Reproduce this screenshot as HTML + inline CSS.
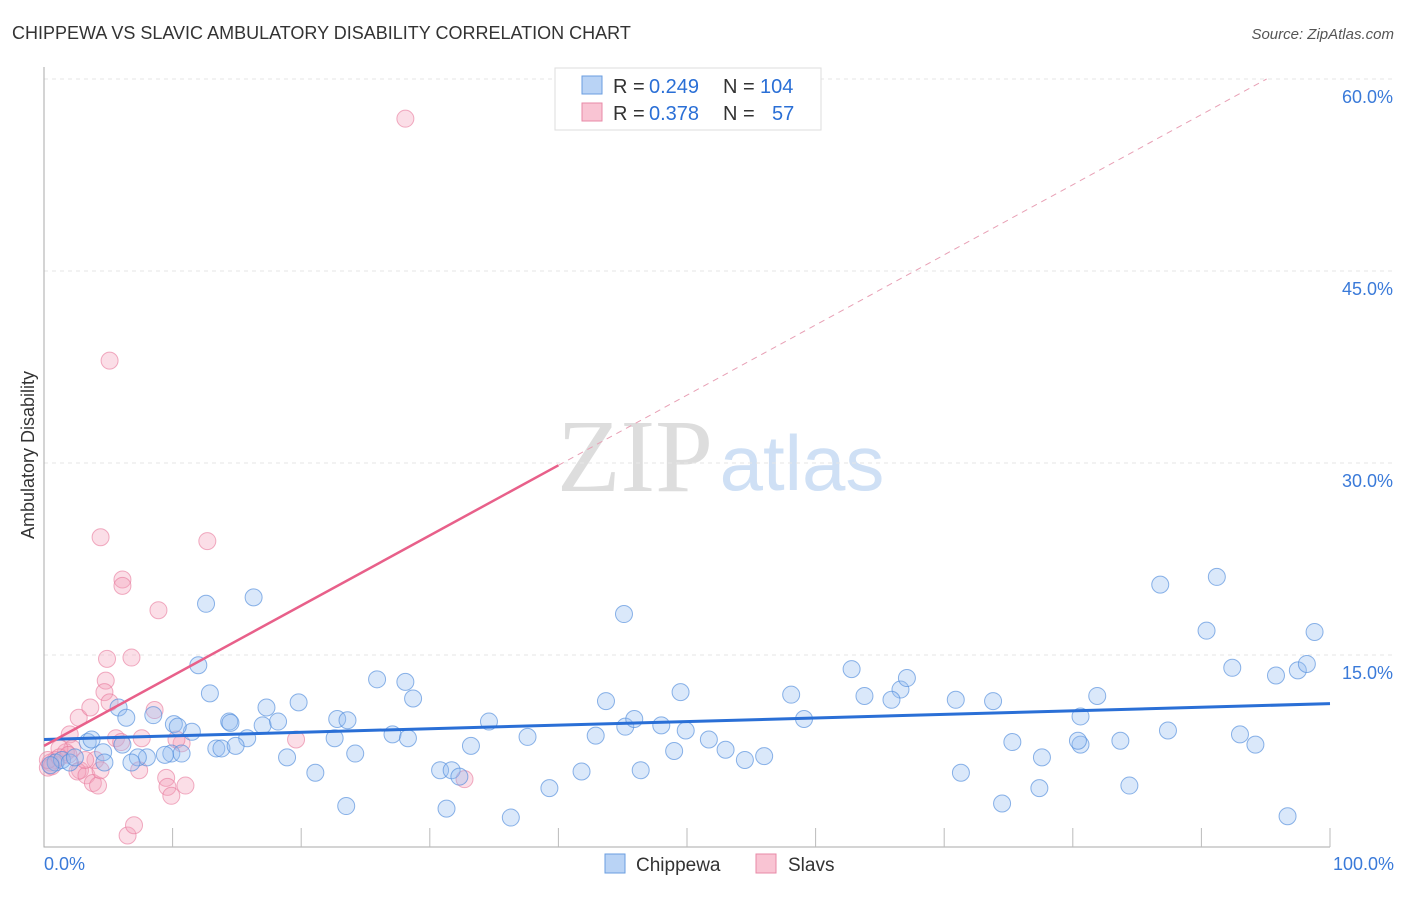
<!DOCTYPE html>
<html><head><meta charset="utf-8"><style>
body{margin:0;background:#fff;font-family:"Liberation Sans",sans-serif}
</style></head><body>
<svg id="c" width="1406" height="892" xmlns="http://www.w3.org/2000/svg">
<text x="12" y="39" font-size="18" fill="#333">CHIPPEWA VS SLAVIC AMBULATORY DISABILITY CORRELATION CHART</text>
<text x="1394" y="39" font-size="15" fill="#555" font-style="italic" text-anchor="end">Source: ZipAtlas.com</text>
<text x="635" y="491" font-size="104" fill="#ddd" font-family="Liberation Serif" text-anchor="middle">ZIP</text>
<text x="802" y="490" font-size="78" fill="#cfe0f5" text-anchor="middle">atlas</text>
<text transform="translate(34,455) rotate(-90)" font-size="18" fill="#333" text-anchor="middle">Ambulatory Disability</text>
<g id="grid"></g><g id="pts"></g><g id="lines"></g>
<g>
<rect x="555" y="68" width="266" height="62" fill="#fff" stroke="#ddd"/>
<rect x="582" y="76" width="20" height="18" fill="#b9d3f5" stroke="#6a9ee0"/>
<rect x="582" y="103" width="20" height="18" fill="#f9c4d3" stroke="#e88aa7"/>
<text x="613" y="93" font-size="20" fill="#333">R =</text>
<text x="649" y="93" font-size="20" fill="#2a6fd6">0.249</text>
<text x="723" y="93" font-size="20" fill="#333">N =</text>
<text x="760" y="93" font-size="20" fill="#2a6fd6">104</text>
<text x="613" y="120" font-size="20" fill="#333">R =</text>
<text x="649" y="120" font-size="20" fill="#2a6fd6">0.378</text>
<text x="723" y="120" font-size="20" fill="#333">N =</text>
<text x="772" y="120" font-size="20" fill="#2a6fd6">57</text>
</g>
<g>
<rect x="605" y="854" width="20" height="19" fill="#b9d3f5" stroke="#6a9ee0"/>
<text x="636" y="871" font-size="19" fill="#333">Chippewa</text>
<rect x="756" y="854" width="20" height="19" fill="#f9c4d3" stroke="#e88aa7"/>
<text x="788" y="871" font-size="19" fill="#333">Slavs</text>
</g>
</svg>
<script>
const NS="http://www.w3.org/2000/svg";
const yTicks=[15,30,45,60];
const yTickLabels=["15.0%","30.0%","45.0%","60.0%"];
const xTickLabels=["0.0%","100.0%"];
const bluePx=[[206,604],[254,597],[624,614],[1160,585],[1217,577],[1206,631],[1315,632],[198,665],[210,693],[266,707],[299,702],[377,679],[405,682],[413,698],[606,701],[681,692],[791,695],[851,669],[865,696],[900,690],[907,678],[891,700],[956,700],[993,701],[1097,696],[1232,668],[1276,675],[1298,670],[1307,664],[118,708],[126,718],[153,715],[174,724],[192,732],[178,727],[229,722],[230,723],[262,725],[278,722],[337,719],[348,720],[335,738],[247,738],[216,748],[222,748],[236,746],[171,754],[181,754],[165,755],[147,758],[138,757],[103,752],[88,742],[92,740],[105,762],[132,762],[287,758],[355,754],[315,773],[392,735],[408,738],[489,721],[471,746],[527,737],[596,736],[625,727],[634,719],[661,726],[686,731],[709,740],[674,751],[726,750],[745,760],[764,756],[804,719],[1081,744],[1080,717],[1078,741],[1121,741],[1168,731],[1240,734],[1256,745],[1042,757],[961,773],[440,770],[452,770],[459,777],[581,772],[641,770],[550,788],[346,806],[447,808],[511,817],[1002,803],[1040,788],[1129,786],[1287,816],[55,762],[62,760],[50,765],[70,762],[75,757],[122,745],[1013,742]];
const pinkPx=[[405,119],[110,360],[101,537],[207,541],[122,580],[123,586],[158,610],[107,659],[131,658],[106,681],[104,692],[110,703],[79,718],[90,708],[154,710],[116,738],[121,742],[142,738],[182,743],[176,740],[296,739],[70,735],[72,748],[66,752],[60,748],[56,760],[50,762],[48,768],[52,766],[80,770],[77,771],[87,775],[93,783],[98,786],[139,770],[166,778],[168,787],[171,796],[185,786],[464,779],[128,835],[134,825],[95,760],[85,760],[100,770],[48,760],[60,758],[68,755]];
const blueX=bluePx.map(p=>+((p[0]-44)/12.86).toFixed(1));
const blueY=bluePx.map(p=>+((847-p[1])/12.8).toFixed(1));
const pinkX=pinkPx.map(p=>+((p[0]-44)/12.86).toFixed(1));
const pinkY=pinkPx.map(p=>+((847-p[1])/12.8).toFixed(1));
const blueFit=[8.4,11.2];
const pinkFit=[7.9,0.548];
const sx=v=>44+v*12.86, sy=v=>847-v*12.8;
const grid=document.getElementById('grid');
function el(t,a,p){const e=document.createElementNS(NS,t);for(const k in a)e.setAttribute(k,a[k]);p.appendChild(e);return e;}
yTicks.forEach((t,i)=>{
 const l=el('line',{x1:44,x2:1394,y1:sy(t),y2:sy(t),stroke:'#e6e6e6','stroke-dasharray':'4,4'},grid);
 
 
 const tx=el('text',{x:1393,y:sy(t)+24,'font-size':18,fill:'#3a7ad9','text-anchor':'end'},grid);
 tx.textContent=yTickLabels[i];
 
 
});
const ax=el('path',{d:'M44 67V847H1330',stroke:'#aaa',fill:'none'},grid);


for(let i=1;i<=10;i++){const t=el('line',{x1:sx(i*10),x2:sx(i*10),y1:828,y2:847,stroke:'#bbb'},grid);
 
 }
[[0,'start',44],[1,'end',1394]].forEach(([i,a,x])=>{const t=el('text',{x:x,y:870,'font-size':18,fill:'#3a7ad9','text-anchor':a},grid);t.textContent=xTickLabels[i];
 
 });
const pts=document.getElementById('pts');
pinkX.forEach((x,i)=>{const c=el('circle',{cx:sx(x),cy:sy(pinkY[i]),r:8.5,fill:'rgba(244,160,185,0.35)',stroke:'rgba(232,120,155,0.6)'},pts);
 
 });
blueX.forEach((x,i)=>{const c=el('circle',{cx:sx(x),cy:sy(blueY[i]),r:8.5,fill:'rgba(150,190,240,0.35)',stroke:'rgba(80,140,220,0.65)'},pts);
 
 });
const L=document.getElementById('lines');
const b=el('line',{x1:sx(0),y1:sy(blueFit[0]),x2:sx(100),y2:sy(blueFit[1]),stroke:'#2a6fd6','stroke-width':3},L);


const pe=40, pd=(60-pinkFit[0])/pinkFit[1];
const p1=el('line',{x1:sx(0),y1:sy(pinkFit[0]),x2:sx(pe),y2:sy(pinkFit[0]+pinkFit[1]*pe),stroke:'#e8608a','stroke-width':2.5},L);


const p2=el('line',{x1:sx(pe),y1:sy(pinkFit[0]+pinkFit[1]*pe),x2:sx(pd),y2:sy(60),stroke:'#e8a0b5','stroke-width':1,'stroke-dasharray':'6,5'},L);


</script>
</body></html>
----
GIVEN INSTRUCTION
Transcribe the whole listing exactly. Pictures stay out of your copy.

RIGHT ANSWER
Reproduce this screenshot as HTML + inline CSS.
<!DOCTYPE html>
<html><head><meta charset="utf-8"><style>
body{margin:0;background:#fff;font-family:"Liberation Sans",sans-serif}
</style></head><body>
<svg id="c" width="1406" height="892" xmlns="http://www.w3.org/2000/svg">
<text x="12" y="39" font-size="18" fill="#333">CHIPPEWA VS SLAVIC AMBULATORY DISABILITY CORRELATION CHART</text>
<text x="1394" y="39" font-size="15" fill="#555" font-style="italic" text-anchor="end">Source: ZipAtlas.com</text>
<text x="635" y="491" font-size="104" fill="#ddd" font-family="Liberation Serif" text-anchor="middle">ZIP</text>
<text x="802" y="490" font-size="78" fill="#cfe0f5" text-anchor="middle">atlas</text>
<text transform="translate(34,455) rotate(-90)" font-size="18" fill="#333" text-anchor="middle">Ambulatory Disability</text>
<g id="grid"></g><g id="pts"></g><g id="lines"></g>
<g>
<rect x="555" y="68" width="266" height="62" fill="#fff" stroke="#ddd"/>
<rect x="582" y="76" width="20" height="18" fill="#b9d3f5" stroke="#6a9ee0"/>
<rect x="582" y="103" width="20" height="18" fill="#f9c4d3" stroke="#e88aa7"/>
<text x="613" y="93" font-size="20" fill="#333">R =</text>
<text x="649" y="93" font-size="20" fill="#2a6fd6">0.249</text>
<text x="723" y="93" font-size="20" fill="#333">N =</text>
<text x="760" y="93" font-size="20" fill="#2a6fd6">104</text>
<text x="613" y="120" font-size="20" fill="#333">R =</text>
<text x="649" y="120" font-size="20" fill="#2a6fd6">0.378</text>
<text x="723" y="120" font-size="20" fill="#333">N =</text>
<text x="772" y="120" font-size="20" fill="#2a6fd6">57</text>
</g>
<g>
<rect x="605" y="854" width="20" height="19" fill="#b9d3f5" stroke="#6a9ee0"/>
<text x="636" y="871" font-size="19" fill="#333">Chippewa</text>
<rect x="756" y="854" width="20" height="19" fill="#f9c4d3" stroke="#e88aa7"/>
<text x="788" y="871" font-size="19" fill="#333">Slavs</text>
</g>
</svg>
<script>
const NS="http://www.w3.org/2000/svg";
const yTicks=[15,30,45,60];
const yTickLabels=["15.0%","30.0%","45.0%","60.0%"];
const xTickLabels=["0.0%","100.0%"];
const bluePx=[[206,604],[254,597],[624,614],[1160,585],[1217,577],[1206,631],[1315,632],[198,665],[210,693],[266,707],[299,702],[377,679],[405,682],[413,698],[606,701],[681,692],[791,695],[851,669],[865,696],[900,690],[907,678],[891,700],[956,700],[993,701],[1097,696],[1232,668],[1276,675],[1298,670],[1307,664],[118,708],[126,718],[153,715],[174,724],[192,732],[178,727],[229,722],[230,723],[262,725],[278,722],[337,719],[348,720],[335,738],[247,738],[216,748],[222,748],[236,746],[171,754],[181,754],[165,755],[147,758],[138,757],[103,752],[88,742],[92,740],[105,762],[132,762],[287,758],[355,754],[315,773],[392,735],[408,738],[489,721],[471,746],[527,737],[596,736],[625,727],[634,719],[661,726],[686,731],[709,740],[674,751],[726,750],[745,760],[764,756],[804,719],[1081,744],[1080,717],[1078,741],[1121,741],[1168,731],[1240,734],[1256,745],[1042,757],[961,773],[440,770],[452,770],[459,777],[581,772],[641,770],[550,788],[346,806],[447,808],[511,817],[1002,803],[1040,788],[1129,786],[1287,816],[55,762],[62,760],[50,765],[70,762],[75,757],[122,745],[1013,742]];
const pinkPx=[[405,119],[110,360],[101,537],[207,541],[122,580],[123,586],[158,610],[107,659],[131,658],[106,681],[104,692],[110,703],[79,718],[90,708],[154,710],[116,738],[121,742],[142,738],[182,743],[176,740],[296,739],[70,735],[72,748],[66,752],[60,748],[56,760],[50,762],[48,768],[52,766],[80,770],[77,771],[87,775],[93,783],[98,786],[139,770],[166,778],[168,787],[171,796],[185,786],[464,779],[128,835],[134,825],[95,760],[85,760],[100,770],[48,760],[60,758],[68,755]];
const blueX=bluePx.map(p=>+((p[0]-44)/12.86).toFixed(1));
const blueY=bluePx.map(p=>+((847-p[1])/12.8).toFixed(1));
const pinkX=pinkPx.map(p=>+((p[0]-44)/12.86).toFixed(1));
const pinkY=pinkPx.map(p=>+((847-p[1])/12.8).toFixed(1));
const blueFit=[8.4,11.2];
const pinkFit=[7.9,0.548];
const sx=v=>44+v*12.86, sy=v=>847-v*12.8;
const grid=document.getElementById('grid');
function el(t,a,p){const e=document.createElementNS(NS,t);for(const k in a)e.setAttribute(k,a[k]);p.appendChild(e);return e;}
yTicks.forEach((t,i)=>{
 const l=el('line',{x1:44,x2:1394,y1:sy(t),y2:sy(t),stroke:'#e6e6e6','stroke-dasharray':'4,4'},grid);
 
 
 const tx=el('text',{x:1393,y:sy(t)+24,'font-size':18,fill:'#3a7ad9','text-anchor':'end'},grid);
 tx.textContent=yTickLabels[i];
 
 
});
const ax=el('path',{d:'M44 67V847H1330',stroke:'#aaa',fill:'none'},grid);


for(let i=1;i<=10;i++){const t=el('line',{x1:sx(i*10),x2:sx(i*10),y1:828,y2:847,stroke:'#bbb'},grid);
 
 }
[[0,'start',44],[1,'end',1394]].forEach(([i,a,x])=>{const t=el('text',{x:x,y:870,'font-size':18,fill:'#3a7ad9','text-anchor':a},grid);t.textContent=xTickLabels[i];
 
 });
const pts=document.getElementById('pts');
pinkX.forEach((x,i)=>{const c=el('circle',{cx:sx(x),cy:sy(pinkY[i]),r:8.5,fill:'rgba(244,160,185,0.35)',stroke:'rgba(232,120,155,0.6)'},pts);
 
 });
blueX.forEach((x,i)=>{const c=el('circle',{cx:sx(x),cy:sy(blueY[i]),r:8.5,fill:'rgba(150,190,240,0.35)',stroke:'rgba(80,140,220,0.65)'},pts);
 
 });
const L=document.getElementById('lines');
const b=el('line',{x1:sx(0),y1:sy(blueFit[0]),x2:sx(100),y2:sy(blueFit[1]),stroke:'#2a6fd6','stroke-width':3},L);


const pe=40, pd=(60-pinkFit[0])/pinkFit[1];
const p1=el('line',{x1:sx(0),y1:sy(pinkFit[0]),x2:sx(pe),y2:sy(pinkFit[0]+pinkFit[1]*pe),stroke:'#e8608a','stroke-width':2.5},L);


const p2=el('line',{x1:sx(pe),y1:sy(pinkFit[0]+pinkFit[1]*pe),x2:sx(pd),y2:sy(60),stroke:'#e8a0b5','stroke-width':1,'stroke-dasharray':'6,5'},L);


</script>
</body></html>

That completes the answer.